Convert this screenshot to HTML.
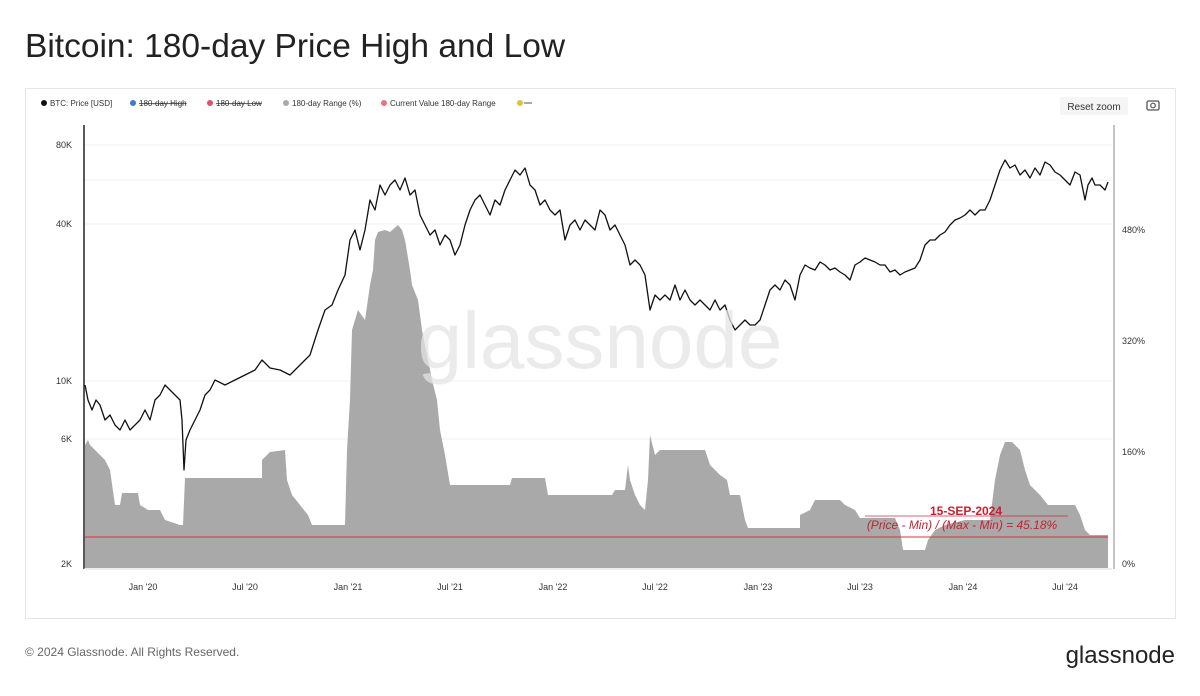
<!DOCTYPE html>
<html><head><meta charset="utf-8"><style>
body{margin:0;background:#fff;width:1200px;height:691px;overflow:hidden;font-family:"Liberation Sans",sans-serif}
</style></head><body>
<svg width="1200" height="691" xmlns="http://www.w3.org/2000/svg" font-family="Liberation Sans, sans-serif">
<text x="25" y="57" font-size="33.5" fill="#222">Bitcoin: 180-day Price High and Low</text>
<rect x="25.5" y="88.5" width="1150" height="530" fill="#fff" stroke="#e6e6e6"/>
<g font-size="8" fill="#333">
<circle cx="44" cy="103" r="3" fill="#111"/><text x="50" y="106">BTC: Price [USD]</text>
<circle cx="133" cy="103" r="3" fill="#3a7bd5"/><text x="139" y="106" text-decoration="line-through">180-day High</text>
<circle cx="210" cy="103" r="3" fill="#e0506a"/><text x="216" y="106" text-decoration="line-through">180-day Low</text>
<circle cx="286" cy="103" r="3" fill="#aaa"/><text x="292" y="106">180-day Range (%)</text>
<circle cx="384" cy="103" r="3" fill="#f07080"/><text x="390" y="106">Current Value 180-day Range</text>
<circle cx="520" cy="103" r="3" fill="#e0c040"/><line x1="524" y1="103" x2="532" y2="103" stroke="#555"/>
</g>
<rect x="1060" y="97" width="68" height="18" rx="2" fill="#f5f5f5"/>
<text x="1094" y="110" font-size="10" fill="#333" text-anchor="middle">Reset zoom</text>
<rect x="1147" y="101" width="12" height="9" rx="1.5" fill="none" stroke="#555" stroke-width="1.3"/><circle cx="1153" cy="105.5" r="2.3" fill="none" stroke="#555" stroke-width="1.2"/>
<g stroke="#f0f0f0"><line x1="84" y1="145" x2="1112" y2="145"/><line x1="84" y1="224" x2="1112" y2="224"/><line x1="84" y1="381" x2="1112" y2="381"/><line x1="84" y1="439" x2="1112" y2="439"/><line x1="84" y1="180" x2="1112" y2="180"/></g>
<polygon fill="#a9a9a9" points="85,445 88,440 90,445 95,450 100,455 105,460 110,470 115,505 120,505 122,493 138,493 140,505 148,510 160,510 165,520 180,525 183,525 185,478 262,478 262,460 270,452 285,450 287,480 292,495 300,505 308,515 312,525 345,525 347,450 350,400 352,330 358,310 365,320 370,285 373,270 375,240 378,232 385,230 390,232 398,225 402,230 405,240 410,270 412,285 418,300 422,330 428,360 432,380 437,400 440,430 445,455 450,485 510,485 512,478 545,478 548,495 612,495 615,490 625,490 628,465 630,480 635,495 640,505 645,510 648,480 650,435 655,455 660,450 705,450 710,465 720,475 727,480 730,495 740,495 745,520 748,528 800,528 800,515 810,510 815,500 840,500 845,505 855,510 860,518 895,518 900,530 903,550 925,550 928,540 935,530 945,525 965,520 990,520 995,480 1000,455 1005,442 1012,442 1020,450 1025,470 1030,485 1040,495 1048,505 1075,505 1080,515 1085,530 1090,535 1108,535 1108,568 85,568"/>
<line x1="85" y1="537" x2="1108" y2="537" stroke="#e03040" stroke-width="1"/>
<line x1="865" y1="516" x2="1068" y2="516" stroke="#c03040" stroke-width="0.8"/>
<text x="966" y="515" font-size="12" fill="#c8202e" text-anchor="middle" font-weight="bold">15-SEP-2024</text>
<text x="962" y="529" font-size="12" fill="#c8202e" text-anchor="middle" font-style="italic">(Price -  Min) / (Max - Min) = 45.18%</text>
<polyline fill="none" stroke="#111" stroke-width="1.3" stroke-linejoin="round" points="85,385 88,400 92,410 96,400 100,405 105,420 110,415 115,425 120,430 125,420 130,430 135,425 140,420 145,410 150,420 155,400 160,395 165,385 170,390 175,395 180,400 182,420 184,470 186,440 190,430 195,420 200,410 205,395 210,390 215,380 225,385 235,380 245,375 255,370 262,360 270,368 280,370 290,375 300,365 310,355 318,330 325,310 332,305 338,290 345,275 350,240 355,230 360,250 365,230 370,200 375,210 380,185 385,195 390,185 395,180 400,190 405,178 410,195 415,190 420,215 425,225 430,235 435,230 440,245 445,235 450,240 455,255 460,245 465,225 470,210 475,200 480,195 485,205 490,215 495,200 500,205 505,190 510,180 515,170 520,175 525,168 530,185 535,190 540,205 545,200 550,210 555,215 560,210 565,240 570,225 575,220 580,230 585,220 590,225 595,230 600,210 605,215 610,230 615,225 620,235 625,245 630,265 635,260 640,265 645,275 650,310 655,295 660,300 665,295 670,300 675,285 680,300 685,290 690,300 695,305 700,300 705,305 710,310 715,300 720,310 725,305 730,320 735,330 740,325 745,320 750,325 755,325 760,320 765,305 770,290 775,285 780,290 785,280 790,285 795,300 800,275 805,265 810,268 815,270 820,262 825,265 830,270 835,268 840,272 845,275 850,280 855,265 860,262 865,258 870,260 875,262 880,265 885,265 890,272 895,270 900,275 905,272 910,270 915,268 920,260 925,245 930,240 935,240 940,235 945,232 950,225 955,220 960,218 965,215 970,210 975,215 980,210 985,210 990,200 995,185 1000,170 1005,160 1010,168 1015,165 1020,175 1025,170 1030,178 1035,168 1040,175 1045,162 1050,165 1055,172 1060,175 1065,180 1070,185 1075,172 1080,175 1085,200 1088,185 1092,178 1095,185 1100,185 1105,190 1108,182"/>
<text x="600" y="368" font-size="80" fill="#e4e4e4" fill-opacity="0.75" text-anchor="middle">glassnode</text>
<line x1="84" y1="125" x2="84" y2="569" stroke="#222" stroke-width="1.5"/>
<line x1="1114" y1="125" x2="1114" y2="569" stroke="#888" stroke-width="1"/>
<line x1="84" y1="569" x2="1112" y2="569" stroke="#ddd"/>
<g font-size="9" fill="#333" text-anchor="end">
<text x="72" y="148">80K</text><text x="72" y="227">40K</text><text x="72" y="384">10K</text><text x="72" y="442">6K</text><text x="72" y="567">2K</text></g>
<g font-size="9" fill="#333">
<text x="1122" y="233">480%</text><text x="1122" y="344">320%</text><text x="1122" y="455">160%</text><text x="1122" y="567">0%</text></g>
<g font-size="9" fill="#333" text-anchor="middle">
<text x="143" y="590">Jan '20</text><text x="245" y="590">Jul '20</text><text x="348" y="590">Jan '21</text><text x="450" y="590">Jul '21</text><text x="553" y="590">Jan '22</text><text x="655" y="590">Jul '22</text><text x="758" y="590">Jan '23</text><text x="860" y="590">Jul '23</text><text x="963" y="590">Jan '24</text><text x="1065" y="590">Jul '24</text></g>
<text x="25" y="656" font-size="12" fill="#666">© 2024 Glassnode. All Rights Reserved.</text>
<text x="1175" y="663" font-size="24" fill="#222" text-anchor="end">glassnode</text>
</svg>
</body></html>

**Task requirements**:
The material above must be printed exactly, with its pictures left out.

**Result of the exercise**:
Convert this screenshot to HTML.
<!DOCTYPE html>
<html><head><meta charset="utf-8"><style>
body{margin:0;background:#fff;width:1200px;height:691px;overflow:hidden;font-family:"Liberation Sans",sans-serif}
</style></head><body>
<svg width="1200" height="691" xmlns="http://www.w3.org/2000/svg" font-family="Liberation Sans, sans-serif">
<text x="25" y="57" font-size="33.5" fill="#222">Bitcoin: 180-day Price High and Low</text>
<rect x="25.5" y="88.5" width="1150" height="530" fill="#fff" stroke="#e6e6e6"/>
<g font-size="8" fill="#333">
<circle cx="44" cy="103" r="3" fill="#111"/><text x="50" y="106">BTC: Price [USD]</text>
<circle cx="133" cy="103" r="3" fill="#3a7bd5"/><text x="139" y="106" text-decoration="line-through">180-day High</text>
<circle cx="210" cy="103" r="3" fill="#e0506a"/><text x="216" y="106" text-decoration="line-through">180-day Low</text>
<circle cx="286" cy="103" r="3" fill="#aaa"/><text x="292" y="106">180-day Range (%)</text>
<circle cx="384" cy="103" r="3" fill="#f07080"/><text x="390" y="106">Current Value 180-day Range</text>
<circle cx="520" cy="103" r="3" fill="#e0c040"/><line x1="524" y1="103" x2="532" y2="103" stroke="#555"/>
</g>
<rect x="1060" y="97" width="68" height="18" rx="2" fill="#f5f5f5"/>
<text x="1094" y="110" font-size="10" fill="#333" text-anchor="middle">Reset zoom</text>
<rect x="1147" y="101" width="12" height="9" rx="1.5" fill="none" stroke="#555" stroke-width="1.3"/><circle cx="1153" cy="105.5" r="2.3" fill="none" stroke="#555" stroke-width="1.2"/>
<g stroke="#f0f0f0"><line x1="84" y1="145" x2="1112" y2="145"/><line x1="84" y1="224" x2="1112" y2="224"/><line x1="84" y1="381" x2="1112" y2="381"/><line x1="84" y1="439" x2="1112" y2="439"/><line x1="84" y1="180" x2="1112" y2="180"/></g>
<polygon fill="#a9a9a9" points="85,445 88,440 90,445 95,450 100,455 105,460 110,470 115,505 120,505 122,493 138,493 140,505 148,510 160,510 165,520 180,525 183,525 185,478 262,478 262,460 270,452 285,450 287,480 292,495 300,505 308,515 312,525 345,525 347,450 350,400 352,330 358,310 365,320 370,285 373,270 375,240 378,232 385,230 390,232 398,225 402,230 405,240 410,270 412,285 418,300 422,330 428,360 432,380 437,400 440,430 445,455 450,485 510,485 512,478 545,478 548,495 612,495 615,490 625,490 628,465 630,480 635,495 640,505 645,510 648,480 650,435 655,455 660,450 705,450 710,465 720,475 727,480 730,495 740,495 745,520 748,528 800,528 800,515 810,510 815,500 840,500 845,505 855,510 860,518 895,518 900,530 903,550 925,550 928,540 935,530 945,525 965,520 990,520 995,480 1000,455 1005,442 1012,442 1020,450 1025,470 1030,485 1040,495 1048,505 1075,505 1080,515 1085,530 1090,535 1108,535 1108,568 85,568"/>
<line x1="85" y1="537" x2="1108" y2="537" stroke="#e03040" stroke-width="1"/>
<line x1="865" y1="516" x2="1068" y2="516" stroke="#c03040" stroke-width="0.8"/>
<text x="966" y="515" font-size="12" fill="#c8202e" text-anchor="middle" font-weight="bold">15-SEP-2024</text>
<text x="962" y="529" font-size="12" fill="#c8202e" text-anchor="middle" font-style="italic">(Price -  Min) / (Max - Min) = 45.18%</text>
<polyline fill="none" stroke="#111" stroke-width="1.3" stroke-linejoin="round" points="85,385 88,400 92,410 96,400 100,405 105,420 110,415 115,425 120,430 125,420 130,430 135,425 140,420 145,410 150,420 155,400 160,395 165,385 170,390 175,395 180,400 182,420 184,470 186,440 190,430 195,420 200,410 205,395 210,390 215,380 225,385 235,380 245,375 255,370 262,360 270,368 280,370 290,375 300,365 310,355 318,330 325,310 332,305 338,290 345,275 350,240 355,230 360,250 365,230 370,200 375,210 380,185 385,195 390,185 395,180 400,190 405,178 410,195 415,190 420,215 425,225 430,235 435,230 440,245 445,235 450,240 455,255 460,245 465,225 470,210 475,200 480,195 485,205 490,215 495,200 500,205 505,190 510,180 515,170 520,175 525,168 530,185 535,190 540,205 545,200 550,210 555,215 560,210 565,240 570,225 575,220 580,230 585,220 590,225 595,230 600,210 605,215 610,230 615,225 620,235 625,245 630,265 635,260 640,265 645,275 650,310 655,295 660,300 665,295 670,300 675,285 680,300 685,290 690,300 695,305 700,300 705,305 710,310 715,300 720,310 725,305 730,320 735,330 740,325 745,320 750,325 755,325 760,320 765,305 770,290 775,285 780,290 785,280 790,285 795,300 800,275 805,265 810,268 815,270 820,262 825,265 830,270 835,268 840,272 845,275 850,280 855,265 860,262 865,258 870,260 875,262 880,265 885,265 890,272 895,270 900,275 905,272 910,270 915,268 920,260 925,245 930,240 935,240 940,235 945,232 950,225 955,220 960,218 965,215 970,210 975,215 980,210 985,210 990,200 995,185 1000,170 1005,160 1010,168 1015,165 1020,175 1025,170 1030,178 1035,168 1040,175 1045,162 1050,165 1055,172 1060,175 1065,180 1070,185 1075,172 1080,175 1085,200 1088,185 1092,178 1095,185 1100,185 1105,190 1108,182"/>
<text x="600" y="368" font-size="80" fill="#e4e4e4" fill-opacity="0.75" text-anchor="middle">glassnode</text>
<line x1="84" y1="125" x2="84" y2="569" stroke="#222" stroke-width="1.5"/>
<line x1="1114" y1="125" x2="1114" y2="569" stroke="#888" stroke-width="1"/>
<line x1="84" y1="569" x2="1112" y2="569" stroke="#ddd"/>
<g font-size="9" fill="#333" text-anchor="end">
<text x="72" y="148">80K</text><text x="72" y="227">40K</text><text x="72" y="384">10K</text><text x="72" y="442">6K</text><text x="72" y="567">2K</text></g>
<g font-size="9" fill="#333">
<text x="1122" y="233">480%</text><text x="1122" y="344">320%</text><text x="1122" y="455">160%</text><text x="1122" y="567">0%</text></g>
<g font-size="9" fill="#333" text-anchor="middle">
<text x="143" y="590">Jan '20</text><text x="245" y="590">Jul '20</text><text x="348" y="590">Jan '21</text><text x="450" y="590">Jul '21</text><text x="553" y="590">Jan '22</text><text x="655" y="590">Jul '22</text><text x="758" y="590">Jan '23</text><text x="860" y="590">Jul '23</text><text x="963" y="590">Jan '24</text><text x="1065" y="590">Jul '24</text></g>
<text x="25" y="656" font-size="12" fill="#666">© 2024 Glassnode. All Rights Reserved.</text>
<text x="1175" y="663" font-size="24" fill="#222" text-anchor="end">glassnode</text>
</svg>
</body></html>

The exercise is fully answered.